Joe Mathieu: I think a lot of people are confused about this Texas case and what it takes for the Supreme Court to have jurisdiction over a case. I'm not sure the president, based on what he said, understood either. This is not the typical way that cases reach the court.

Daniel Medwed: You're right, Joe. The typical way is you file a case in a state or federal trial court, and after you lose, you pursue all of your appellate options up the chain until you have exhausted them. Then you have 90 days in which to file a petition. It's called a petition for a "writ of certiorari", where you ask the Supreme Court to take your case. And if four of the nine justices are sufficiently intrigued, they'll grant you cert, order the record to be sent over to Washington and they'll put your case on the calendar. That's the typical process.

Mathieu: And how easy is it — I'm assuming not — to convince the court to grant your cert petition?

Medwed: It's much easier, like so many things in life, to be said than done. First, the odds are stacked against you, statistically. There are about 7,000 to 8,000 cert petitions filed each year and the Supreme Court normally takes no more than 80, and often quite a few less. Second, the court generally only has jurisdiction over cases with federal questions that involve an issue of federal constitutional law or at least federal statutory law. They can't touch matters of pure state law as a matter of state sovereignty. And finally, the Supreme Court's own rules exhibit a preference for certain types of cases, namely cases where there's either a circuit split — a division within the lower courts over how to interpret a legal principle and the Supreme Court needs to provide uniformity — and/or where the underlying facts in the case relate to a pressing issue of national significance, like same sex marriage or abortion. So that's the typical route. But what the Texas Attorney General Ken Paxton did is he sought a very unusual route, which was to invoke the original jurisdiction of the Supreme Court, bypass this entire cert process and go directly to the Supremes right out of the gate.

Mathieu: So you said it, "#originaljurisdiction", Daniel.
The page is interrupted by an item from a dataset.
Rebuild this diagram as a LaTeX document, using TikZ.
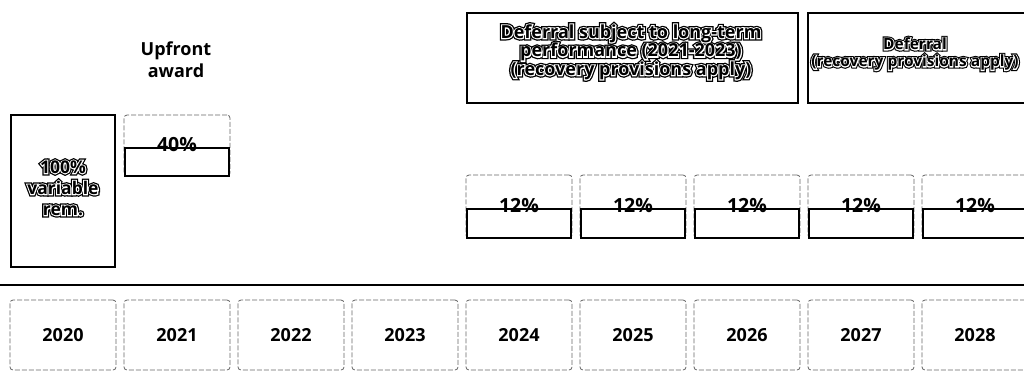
\documentclass[tikz,border=0pt]{standalone}
\usepackage{fontspec}
\setmainfont{Open Sans}
\newfontfamily\haloouter{Open Sans}[BoldFeatures={FakeBold=26}]
\newfontfamily\haloinner{Open Sans}[BoldFeatures={FakeBold=12}]
\usetikzlibrary{positioning}

% outlined label: fat black, white ring, black letters (name, position, size, text)
\newcommand{\halonode}[4]{%
  \node[remark, font=\haloouter#3\bfseries, text=black] (#1back) at (#2) {#4};
  \node[remark, font=\haloinner#3\bfseries, text=white] (#1ring) at (#2) {#4};
  \node[remark, font=#3\bfseries] (#1) at (#2) {#4};}

\begin{document}
\begin{tikzpicture}[
  x=1pt, y=-1pt,
  yearbox/.style={draw=black!60, line width=0.8pt, dash pattern=on 5pt off 2pt, rounded corners=3pt, minimum width=106pt, minimum height=70pt, font=\fontsize{18}{22}\selectfont\bfseries},
  barframe/.style={draw=black!60, line width=0.8pt, dash pattern=on 5pt off 2pt, rounded corners=3pt, minimum width=106pt},
  barbox/.style={draw, line width=1.8pt, minimum width=104pt},
  pct/.style={font=\fontsize{19.5}{20}\selectfont\bfseries, inner sep=0pt},
  bigbox/.style={draw, line width=1.8pt},
  remark/.style={align=center}
]
\useasboundingbox (0,0) rectangle (1024,376);

% Time line
\coordinate (tl) at (0,285);
\coordinate (tr) at (1024,285);
\draw[line width=1.2pt] (tl) -- (tr);

\foreach \yr [count=\i from 0] in {2020,2021,2022,2023,2024,2025,2026,2027,2028}
  \node[yearbox] (y\yr) at (63+114*\i,335) {\yr};

% Variable remuneration
\node[bigbox, minimum width=104pt, minimum height=152pt] (rem) at (63,191) {};
\halonode{remtext}{63,188}{\fontsize{17.5}{21}\selectfont}{100\%\\variable\\rem.}

% Upfront award
\node[align=center, font=\fontsize{18}{22}\selectfont\bfseries] (upfront) at (176,60) {Upfront\\award};
\node[barframe, minimum height=61pt] (frame2021) at (177,145.5) {};
\node[barbox, minimum height=28pt] (bar2021) at (177,162) {};
\node[pct] (pct2021) at ([yshift=3pt]bar2021.north) {40\%};

% Deferred parts
\foreach \yr/\cx in {2024/519,2025/633,2026/747,2027/861,2028/975} {
  \node[barframe, minimum height=63pt] (frame\yr) at (\cx,206.5) {};
  \node[barbox, minimum height=29pt] (bar\yr) at (\cx,223.5) {};
  \node[pct] (pct\yr) at ([yshift=3pt]bar\yr.north) {12\%};
}

% Deferral boxes
\node[bigbox, minimum width=331pt, minimum height=90pt] (defa) at (632.5,58) {};
\halonode{defatext}{631,52}{\fontsize{18}{18.5}\selectfont}{Deferral subject to long-term\\performance (2021-2023)\\(recovery provisions apply)}

\node[bigbox, minimum width=220pt, minimum height=90pt] (defb) at (918,58) {};
\halonode{defbtext}{915,54}{\fontsize{15.5}{17}\selectfont}{Deferral\\(recovery provisions apply)}
\end{tikzpicture}
\end{document}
What does that mean here? Which ones fall under that category, and who thought this would fit?

Medwed: So under Article III, Section 2 of the Constitution, for people who are counting, the Constitution gives original jurisdiction to the Supreme Court over disputes between two or more states or between one state and a federal power. So Attorney General Ken Paxton here was quite shrewd, at least in framing this complaint. He cabined it as a dispute between Texas and these four battleground states: Georgia, Michigan, Pennsylvania, and Wisconsin. His claim [without any evidence] was that Texans were injured because of the allegedly fraudulent certification of votes in those four states that had the effect of diluting the voting power of Texans. That's how he framed it and that's how he tried to invoke the original jurisdiction authority.

Mathieu: Boy, all right. There's a lot there. This is helpful, though. So why then did the Supreme Court reject the case in the end? Did they disagree with the characterization of the dispute as actually being between different states?

Medwed: Well, it's quite interesting. So [the Supreme Court] refused to hear the case based on a slightly different principle. Even if this were treated as a dispute between two or more states, the plaintiff — Texas — like every plaintiff in every case, had to show that they had standing to sue, that the certification process in those four states had actually injured Texans. And the Supreme Court emphatically said no, that Texas hadn't shown a recognizable interest in the manner in which another state conducts its election. And with that blunt statement, I think the court basically put an end to Trump's efforts to overturn the election through the judicial process.